R3 is a so-called pull-up resistor. This is required because like many comparators, the LM311 has an open-collector output. Not having this in place would be akin to having R1 missing in the circuit shown in the image attached to the current post.

 

[stuhagen]

OK I tested it and it worked as it should. Now my issue is the output seems to be a lot less than the 5v input. What do you think causes the output to diminish so much? Do I need to amplify the output? Here is a scope shot showing the native input on top and the output below. Not sure exactly what the output voltage of the wave form is, but maybe 1.5v

 

[crutschow]

What are you connecting to the output? If the load is too low a value, it could be dragging down the output. You could try a smaller collector resistor.

 

[stuhagen]

What are you connecting to the output? If the load is too low a value, it could be dragging down the output. You could try a smaller collector resistor.

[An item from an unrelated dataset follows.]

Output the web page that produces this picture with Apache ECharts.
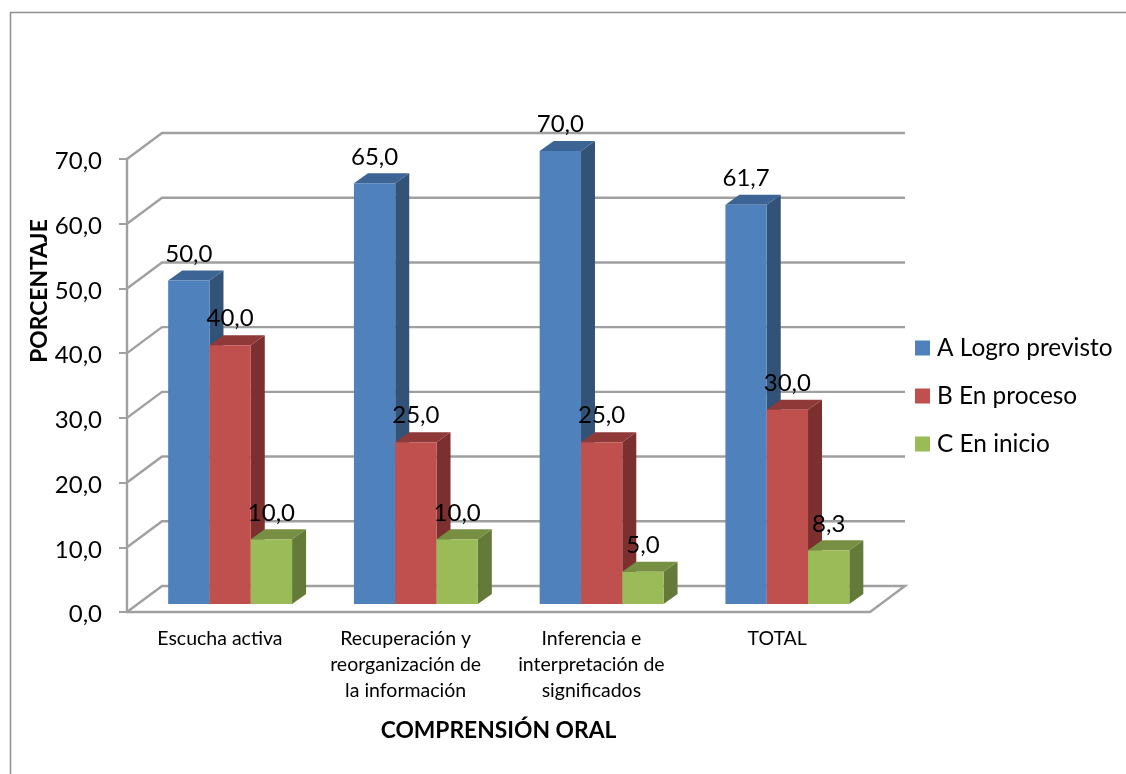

I am trying to connect to a after market car computer. This computer could not read a rising signal only a dropping one. So as you can see, this simple circuit does indeed do the job. Some of the inputs in the new car computer have options to either turn on or turn off the internal pull-up resistor. Maybe I will try both ways just to see.

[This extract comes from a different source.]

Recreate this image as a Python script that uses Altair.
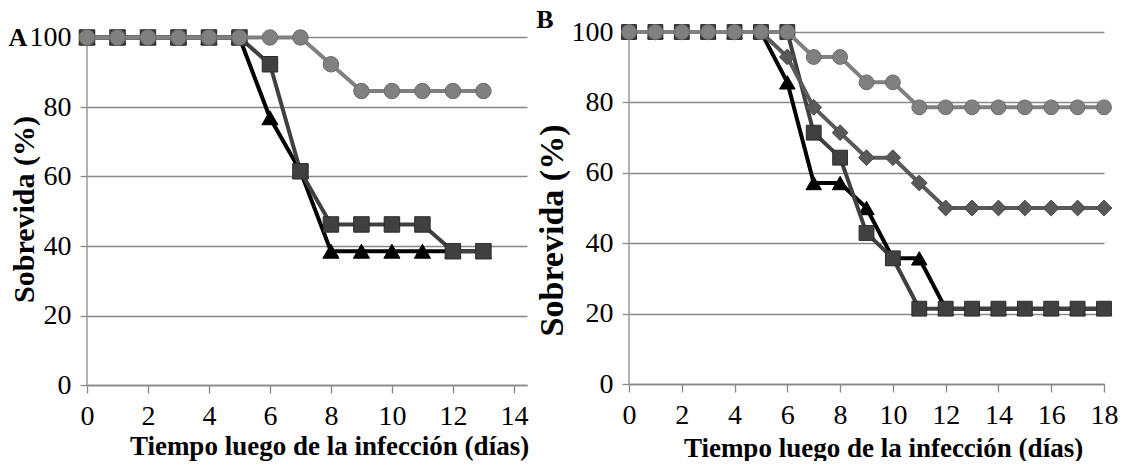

Besides, did not think going lower than 1k would help. Usually I see a 2.2k as a pull-up for these applications. If my tries fail, maybe I will try a 500 ohm?

 

[crutschow]

If it has an internal pull-up then you shouldn't even need a collector resistor. Just connect the collector to the input with the option of the internal pull-up ON.

 

[eTech]

Hi

I agree with Crutschow..

I would also try it without the cap or greatly reduce the cap size, to maybe 0.001 mfd

eT

 

[tomizett]

Just check it with the load (computer) disconected and the pull-up resistor in-circuit, just to make sure it does what you expect (you don't have a dead transistor or a resistor you wheren't expecting).

If the connection to the computer is pulling the output down then it's drawing significant current; have a good read of the datasheet/manual to see why this could be. It could possibly be a current-loop input, a bi-directional port or something? You don't want to risk damaging the new computer by driving excessive current into it (although automotive electronics are usually pretty tough).

 

[alec_t]

I agree with Crutschow and eTech. It doesn't get simpler than 1 resistor + 1 transistor.